Rio Tinto CEO Resigns After $14bn In Expected Writedown

Wave Goodbye

Rio Tinto expects to recognise a non-cash impairment charge of approximately US$14bn (post tax) in its 2012 full year results.

These impairments include an amount of approximately $3bn relating to Rio Tinto Coal Mozambique (RTCM), as well as reductions in the carrying values of Rio Tinto's aluminium assets (mostly Rio Tinto Alcan (RTA) but also Pacific Aluminium) in the range of $10-11 bn. The Group also expects to report a number of smaller asset write-downs in the order of $500 million. The final figures will be included in Rio Tinto's full year results on 14 February 2013.

Tom Albanese has stepped down as Chief Executive by mutual agreement with the Rio Tinto Board, and Iron Ore chief executive Sam Walsh has been appointed as his successor with effect from today. Doug Ritchie, who led the acquisition and integration of the Mozambique coal assets in his previous role as Energy chief executive, has also stepped down by mutual agreement.

Rio Tinto chairman Jan du Plessis said 'The Rio Tinto Board fully acknowledges that a write-down of this scale in relation to the relatively recent Mozambique acquisition is unacceptable. We are also deeply disappointed to have to take a further substantial write-down in our aluminium businesses, albeit in an industry that continues to experience significant adverse changes globally.

'I would like to pay tribute to Tom for his considerable contribution to Rio Tinto over more than 30 years of service and for his integrity and dedication to the company. I would also like to thank Doug for his 27 years of service to the Group and particularly for his invaluable work in developing our relationships in China. I wish them both well for the future.

'We are fortunate to have such a capable and highly experienced executive as Sam to take over and to ensure there will be a rapid and seamless transition. He is ideally placed to cast a fresh eye over how we address the challenges and opportunities in the business, and derive greater value from it.

'Rio Tinto's underlying business and balance sheet remain in good health, and we are taking decisive action to improve our competitive position further with an aggressive cost reduction plan. As announced on 15 January, we had a strong production year in 2012, particularly in our low-cost iron ore business where we produced a record 253 million tonnes. Since the price of iron ore dropped to a low of less than $US90 a tonne last September, prices rebounded strongly reaching a level of around $US150 a tonne earlier this week, albeit in an environment of continuing volatility'.

The new Chief Executive Sam Walsh said 'I am honoured to be given the opportunity to lead this wonderful business. I have great respect for Tom and the many positive attributes he brought to the role and I am grateful for the experience of working closely with him over many years. I will be working flat out to build an even stronger, more valuable Rio Tinto business for shareholders and for our many other stakeholders'.

Albanese said: 'While I leave the business in good shape in many respects, I fully recognise that accountability for all aspects of the business rests with the CEO. I am pleased that someone of Sam's calibre and values has been chosen to succeed me as chief executive. This is a great company and Sam will do an outstanding job'.

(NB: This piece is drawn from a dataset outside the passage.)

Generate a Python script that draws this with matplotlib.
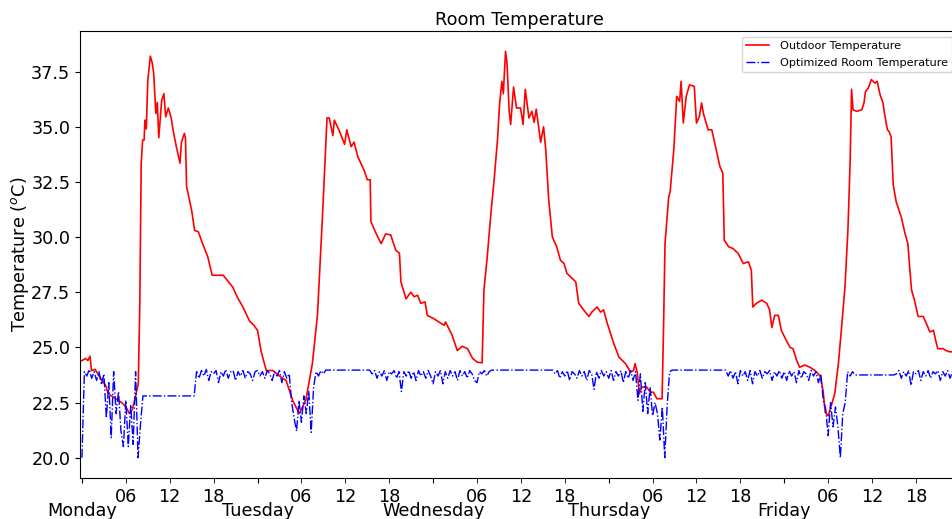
import matplotlib
matplotlib.use('Agg')
import matplotlib.pyplot as plt
import matplotlib.dates as mdates
import numpy as np
import pandas as pd

# week start (a Monday)
start = pd.Timestamp('2019-07-01 00:00')

# outdoor temperature, hours since Monday 00:00 and degC
outdoor_hours = [0.0, 0.5, 0.8, 1.1, 1.3, 1.8, 2.45, 3.2, 3.6, 4.3, 5.0, 5.6, 6.0, 6.5, 6.9, 7.2, 7.7, 7.9,
                 8.1, 8.3, 8.5, 8.6, 8.8, 9.0, 9.35, 9.6, 9.8, 10.1, 10.3, 10.5, 10.9, 11.2, 11.45, 11.8,
                 12.2, 12.45, 12.9, 13.4, 13.6, 14.0, 14.15, 14.3, 15.0, 15.4, 15.9, 16.5, 17.2, 17.8,
                 19.3, 20.6, 21.2, 22.0, 22.9, 23.5, 24.0, 24.5, 25.2, 26.1, 27.0, 27.9, 28.8, 29.7,
                 30.6, 31.5, 32.2, 32.9, 33.5, 33.8, 34.3, 34.5, 35.2, 35.9, 36.2, 36.8, 37.2, 37.7,
                 38.6, 39.0, 39.4, 39.5, 40.2, 40.9, 41.5, 42.2, 42.9, 43.4, 43.6, 44.3, 44.95, 45.4,
                 45.9, 46.3, 46.9, 47.2, 48.1, 48.8, 49.5, 49.7, 50.6, 51.3, 52.0, 52.7, 53.4, 54.05,
                 54.7, 54.95, 55.4, 55.9, 56.3, 56.8, 57.1, 57.4, 57.6, 57.9, 58.1, 58.4, 58.6, 59.0,
                 59.4, 59.95, 60.3, 60.6, 61.1, 61.5, 61.8, 62.1, 62.7, 63.1, 63.4, 63.8, 64.3, 64.9,
                 65.4, 65.9, 66.3, 67.5, 67.9, 68.8, 69.3, 69.7, 70.4, 70.9, 71.3, 71.8, 72.4, 72.7,
                 73.4, 74.3, 75.0, 75.4, 75.6, 75.9, 76.2, 76.5, 77.2, 77.7, 78.1, 78.6, 79.3, 79.5,
                 79.7, 80.2, 80.4, 80.9, 81.1, 81.3, 81.7, 81.9, 82.2, 82.6, 83.05, 83.7, 84.0, 84.4,
                 84.7, 84.95, 85.6, 86.1, 86.5, 87.2, 87.6, 87.8, 88.4, 89.0, 89.7, 90.4, 91.1, 91.5,
                 91.7, 92.2, 92.9, 93.6, 94.0, 94.3, 94.7, 95.2, 95.6, 96.3, 96.8, 97.2, 97.7, 98.1,
                 98.8, 99.5, 100.2, 100.9, 101.3, 101.6, 102.0, 102.5, 102.9, 103.4, 103.8, 104.3,
                 104.7, 105.0, 105.2, 105.4, 105.9, 106.6, 106.9, 107.1, 107.5, 107.9, 108.4, 108.7,
                 109.1, 109.5, 109.7, 110.1, 110.3, 110.6, 110.9, 111.3, 112.0, 112.5, 112.9, 113.1,
                 113.4, 113.8, 114.3, 115.0, 115.4, 115.9, 116.4, 116.8, 117.0, 117.7, 118.1, 118.6,
                 119.75]
outdoor_temp = [24.4, 24.5, 24.4, 24.6, 23.95, 24.0, 23.65, 23.3, 22.9, 22.74, 22.6, 22.45, 22.3, 22.0,
                22.2, 22.6, 23.35, 26.8, 33.35, 34.4, 34.4, 35.3, 34.9, 37.1, 38.2, 37.9, 37.45, 35.6,
                36.1, 34.5, 36.2, 36.5, 35.45, 35.85, 35.4, 34.86, 34.1, 33.35, 34.3, 34.7, 34.5, 32.3,
                31.2, 30.3, 30.24, 29.7, 29.1, 28.27, 28.27, 27.74, 27.3, 26.83, 26.2, 26.0, 25.77,
                24.8, 23.95, 23.95, 23.7, 23.5, 22.6, 22.0, 22.6, 24.27, 26.5, 31.1, 35.4, 35.4, 34.6,
                35.3, 34.8, 34.2, 34.86, 34.1, 34.3, 33.65, 33.0, 32.6, 32.6, 30.7, 30.17, 29.7, 30.14,
                30.1, 29.4, 29.27, 27.97, 27.2, 27.5, 27.3, 27.36, 27.0, 27.06, 26.45, 26.3, 26.15,
                26.0, 26.15, 25.55, 24.86, 25.05, 24.94, 24.5, 24.33, 24.3, 27.6, 29.1, 31.08, 32.44,
                34.4, 36.08, 37.06, 36.5, 38.42, 37.9, 35.7, 35.1, 36.8, 35.85, 35.85, 35.1, 36.7,
                35.4, 35.7, 35.2, 35.8, 34.3, 35.0, 33.95, 31.7, 30.0, 29.56, 28.95, 28.8, 28.35,
                27.97, 27.0, 26.6, 26.4, 26.6, 26.83, 26.6, 26.7, 26.1, 25.47, 25.17, 24.56, 24.26,
                23.88, 23.95, 24.26, 23.88, 22.9, 23.2, 23.2, 22.97, 22.97, 22.67, 22.67, 25.9, 29.7,
                31.8, 32.06, 33.95, 35.17, 36.38, 36.15, 37.06, 35.17, 36.38, 36.9, 36.83, 35.17,
                35.47, 36.08, 35.6, 34.86, 34.86, 34.26, 33.2, 32.9, 29.86, 29.56, 29.48, 29.26, 28.8,
                28.88, 28.5, 26.83, 27.0, 27.14, 27.0, 26.7, 25.9, 26.45, 26.45, 25.77, 25.3, 25.0,
                24.94, 24.4, 24.1, 24.2, 24.1, 23.95, 23.7, 23.05, 22.06, 21.9, 22.44, 22.9, 24.26,
                25.77, 27.74, 30.3, 33.35, 36.7, 35.77, 35.7, 35.77, 36.08, 36.6, 36.76, 37.14, 36.98,
                37.06, 36.45, 36.08, 35.6, 34.86, 34.8, 34.56, 32.36, 31.6, 30.9, 30.17, 29.7, 28.8,
                27.6, 27.14, 26.4, 26.4, 26.1, 25.7, 25.77, 25.17, 24.94, 24.94, 24.86, 24.8, 24.8]

# optimized room temperature, one value every 20 minutes, per day
room_mon = [20.0, 23.9, 23.7, 24.0, 23.6, 23.9, 23.5, 23.9, 23.3, 23.8, 21.8, 23.4, 20.9, 23.9, 22.0,
            23.0, 21.2, 20.5, 22.6, 20.5, 22.4, 20.6, 23.9, 20.0, 21.5, 22.8, 22.8, 22.8, 22.8, 22.8,
            22.8, 22.8, 22.8, 22.8, 22.8, 22.8, 22.8, 22.8, 22.8, 22.8, 22.8, 22.8, 22.8, 22.8, 22.8,
            22.8, 22.8, 23.9, 23.6, 23.95, 23.7, 24.0, 23.5, 23.9, 23.8, 23.95, 23.4, 23.9, 23.7,
            24.0, 23.6, 23.9, 23.95, 23.5, 23.9, 23.7, 23.95, 23.6, 23.9, 23.8, 23.5, 23.9]
room_tue = [23.95, 23.7, 23.9, 23.6, 23.95, 23.8, 23.5, 23.9, 23.7, 23.95, 23.4, 23.9, 23.6, 23.8,
            22.5, 21.8, 21.2, 22.6, 21.6, 22.8, 22.0, 23.0, 21.15, 23.2, 23.9, 23.7, 23.95, 23.8,
            23.97, 23.97, 23.97, 23.97, 23.97, 23.97, 23.97, 23.97, 23.97, 23.97, 23.97, 23.97,
            23.97, 23.97, 23.97, 23.97, 23.97, 23.97, 23.97, 23.8, 23.95, 23.6, 23.9, 23.7, 23.95,
            23.5, 23.9, 23.8, 23.95, 23.6, 23.9, 23.0, 23.9, 23.7, 23.95, 23.6, 23.9, 23.5, 23.95,
            23.7, 23.9, 23.6, 23.95, 23.7]
room_wed = [23.35, 23.9, 23.7, 23.95, 23.35, 23.9, 23.6, 23.95, 23.7, 23.9, 23.5, 23.95, 23.7, 23.9,
            23.6, 23.95, 23.8, 23.5, 23.4, 23.9, 23.8, 23.95, 23.7, 23.9, 23.97, 23.97, 23.97, 23.97,
            23.97, 23.97, 23.97, 23.97, 23.97, 23.97, 23.97, 23.97, 23.97, 23.97, 23.97, 23.97,
            23.97, 23.97, 23.97, 23.97, 23.97, 23.97, 23.97, 23.97, 23.97, 23.97, 23.8, 23.95, 23.6,
            23.9, 23.7, 23.95, 23.5, 23.9, 23.8, 23.6, 23.95, 23.7, 23.9, 23.5, 23.95, 23.8, 23.1,
            23.9, 23.6, 23.95, 23.7, 23.9]
room_thu = [23.6, 23.95, 23.5, 23.9, 23.7, 23.95, 23.4, 23.9, 23.6, 23.95, 23.5, 23.9, 22.6, 23.8,
            22.1, 23.4, 22.0, 23.2, 21.9, 22.5, 22.0, 20.8, 22.3, 20.0, 22.4, 23.9, 23.97, 23.97,
            23.97, 23.97, 23.97, 23.97, 23.97, 23.97, 23.97, 23.97, 23.97, 23.97, 23.97, 23.97,
            23.97, 23.97, 23.97, 23.97, 23.97, 23.97, 23.97, 23.97, 23.97, 23.7, 23.95, 23.6, 23.9,
            23.35, 23.95, 23.7, 23.9, 23.5, 23.95, 23.35, 23.9, 23.7, 23.95, 23.6, 23.9, 23.8,
            23.95, 23.5, 23.9, 23.7, 23.95, 23.6]
room_fri = [23.9, 23.5, 23.95, 23.7, 23.9, 23.4, 23.95, 23.6, 23.9, 23.8, 23.5, 23.95, 23.7, 23.9,
            23.4, 23.8, 22.6, 22.2, 21.0, 22.5, 21.4, 22.3, 21.4, 20.0, 22.0, 22.5, 23.9, 23.7, 23.9,
            23.75, 23.75, 23.75, 23.75, 23.75, 23.75, 23.75, 23.75, 23.75, 23.75, 23.75, 23.75,
            23.75, 23.75, 23.75, 23.75, 23.75, 23.8, 23.95, 23.6, 23.9, 23.7, 23.95, 23.27, 23.9,
            23.8, 23.95, 23.5, 23.9, 23.7, 23.95, 23.6, 23.9, 23.8, 23.95, 23.5, 23.9, 23.7, 23.95,
            23.6, 23.9, 23.8, 23.95]

room_temp = room_mon + room_tue + room_wed + room_thu + room_fri
room_time = pd.date_range(start, periods=len(room_temp), freq='20min')
outdoor_time = start + pd.to_timedelta(outdoor_hours, unit='h')

fig = plt.figure(figsize=(9.52, 5.19), dpi=100)
ax = fig.add_axes([80 / 952, 1 - 478 / 519, (958 - 80) / 952, (478 - 31) / 519])

ax.plot(outdoor_time, outdoor_temp, color='red', lw=1.2, label='Outdoor Temperature')
ax.plot(room_time, room_temp, color='blue', ls='-.', lw=1.0, label='Optimized Room Temperature')

ax.set_xlim(start - pd.Timedelta(minutes=16), start + pd.Timedelta(hours=119.75))

ax.xaxis.set_major_locator(mdates.DayLocator())
ax.xaxis.set_major_formatter(mdates.DateFormatter('%A'))
ax.xaxis.set_minor_locator(mdates.HourLocator(byhour=[6, 12, 18]))
ax.xaxis.set_minor_formatter(mdates.DateFormatter('%H'))
ax.tick_params(axis='x', which='major', pad=13.5, length=3.5, labelsize=12.7)
ax.tick_params(axis='x', which='minor', length=3.5, labelsize=12.7)
ax.tick_params(axis='y', labelsize=12.7)

ax.set_ylabel('Temperature ($^o$C)', fontsize=12.7, labelpad=0)
ax.set_title('Room Temperature', fontsize=12.7, pad=4.5)
ax.legend(loc='upper right', fontsize=8.1, handletextpad=1.0, labelspacing=0.6)

fig.savefig('out.png', dpi=100)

At its investor seminar in Sydney on 29 November 2012, Rio Tinto said that the annual year-end review of asset carrying values would most likely result in further revisions to the value of assets, notably aluminium.

The further deterioration in aluminium market conditions in 2012, together with strong currencies in certain regions and high energy and raw material costs, has had a negative impact on the current market values in the aluminium industry.

In Mozambique, the development of infrastructure to support the coal assets is more challenging than Rio Tinto originally anticipated. Rio Tinto sought to transport coal by barge along the Zambezi River, but this option did not receive formal approvals.

These infrastructure constraints, combined with a downward revision to estimates of recoverable coking coal volumes on the RTCM tenements, have led to a reassessment of the overall scale and ramp up schedule of RTCM, and consequently to the impairment announced today.

Rio Tinto continues to engage with the Government of Mozambique on all transport infrastructure options.